## START INFORMATION PROVIDED

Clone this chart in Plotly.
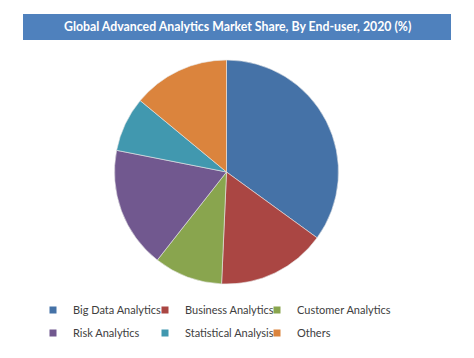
import plotly.graph_objects as go

categories = ["Big Data Analytics", "Business Analytics", "Customer Analytics",
              "Risk Analytics", "Statistical Analysis", "Others"]
shares = [35.0, 15.7, 9.9, 17.5, 7.9, 14.0]
colors = ["#4572A7", "#AA4643", "#89A54E", "#71588F", "#4198AF", "#DB843D"]
title_text = "Global Advanced Analytics Market Share, By End-user, 2020 (%)"

# page body adds an 8px margin, so the figure is laid out in page coords minus 8
W, H = 466, 350
cx, cy, r = 218.5, 164, 112
col_x = [25, 137, 249]
row_y = [302, 325]

fig = go.Figure()
fig.add_trace(go.Pie(
    labels=categories, values=shares, sort=False, direction="clockwise", rotation=0,
    marker=dict(colors=colors, line=dict(color="#e8e8e8", width=0.6)),
    textinfo="none", hoverinfo="label+percent", showlegend=False,
    domain=dict(x=[(cx - r) / W, (cx + r) / W], y=[(H - cy - r) / H, (H - cy + r) / H]),
))
legends = {}
for i, (name, col) in enumerate(zip(categories, colors)):
    key = "legend" if i == 0 else f"legend{i + 1}"
    fig.add_trace(go.Scatter(
        x=[None], y=[None], mode="markers", name=name, legend=key,
        marker=dict(symbol="square", size=7, color=col),
    ))
    legends[key] = dict(x=col_x[i % 3] / W, y=1 - row_y[i // 3] / H,
                        xanchor="left", yanchor="middle", orientation="h",
                        font=dict(family="Lato", size=11, color="#404040"),
                        itemclick=False, bgcolor="rgba(0,0,0,0)")

fig.update_layout(
    width=W, height=H, margin=dict(l=0, r=0, t=0, b=0),
    paper_bgcolor="white", plot_bgcolor="white",
    xaxis=dict(visible=False), yaxis=dict(visible=False),
    showlegend=True,
    shapes=[dict(type="rect", xref="paper", yref="paper",
                 x0=15 / W, x1=443 / W, y0=1 - 32 / H, y1=1 - 6 / H,
                 fillcolor="#4F81BD", line=dict(width=0), layer="below")],
    annotations=[dict(text="<b>" + title_text + "</b>", xref="paper", yref="paper",
                      x=229 / W, y=1 - 19 / H, xanchor="center", yanchor="middle",
                      showarrow=False, font=dict(family="Lato", size=12.3, color="white"))],
    **legends,
)
fig.write_html("out.html")
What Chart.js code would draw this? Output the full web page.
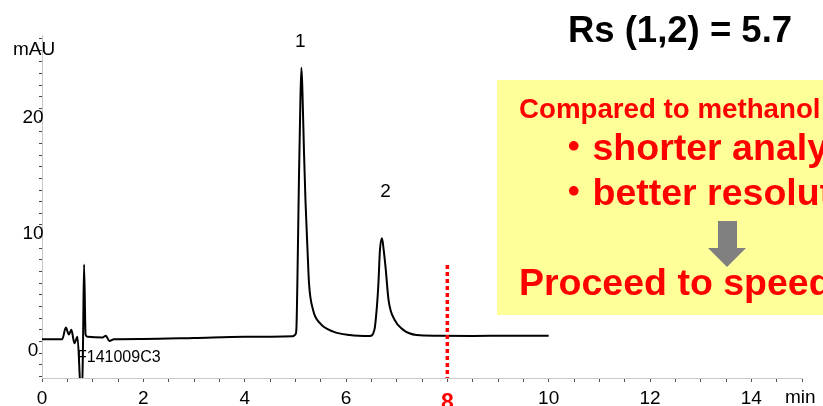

## END INFORMATION PROVIDED

From the first line above to the line containing "row_y = [302, 325]", repeat each line exactly. Pictures stay out.

Clone this chart in Plotly.
import plotly.graph_objects as go

categories = ["Big Data Analytics", "Business Analytics", "Customer Analytics",
              "Risk Analytics", "Statistical Analysis", "Others"]
shares = [35.0, 15.7, 9.9, 17.5, 7.9, 14.0]
colors = ["#4572A7", "#AA4643", "#89A54E", "#71588F", "#4198AF", "#DB843D"]
title_text = "Global Advanced Analytics Market Share, By End-user, 2020 (%)"

# page body adds an 8px margin, so the figure is laid out in page coords minus 8
W, H = 466, 350
cx, cy, r = 218.5, 164, 112
col_x = [25, 137, 249]
row_y = [302, 325]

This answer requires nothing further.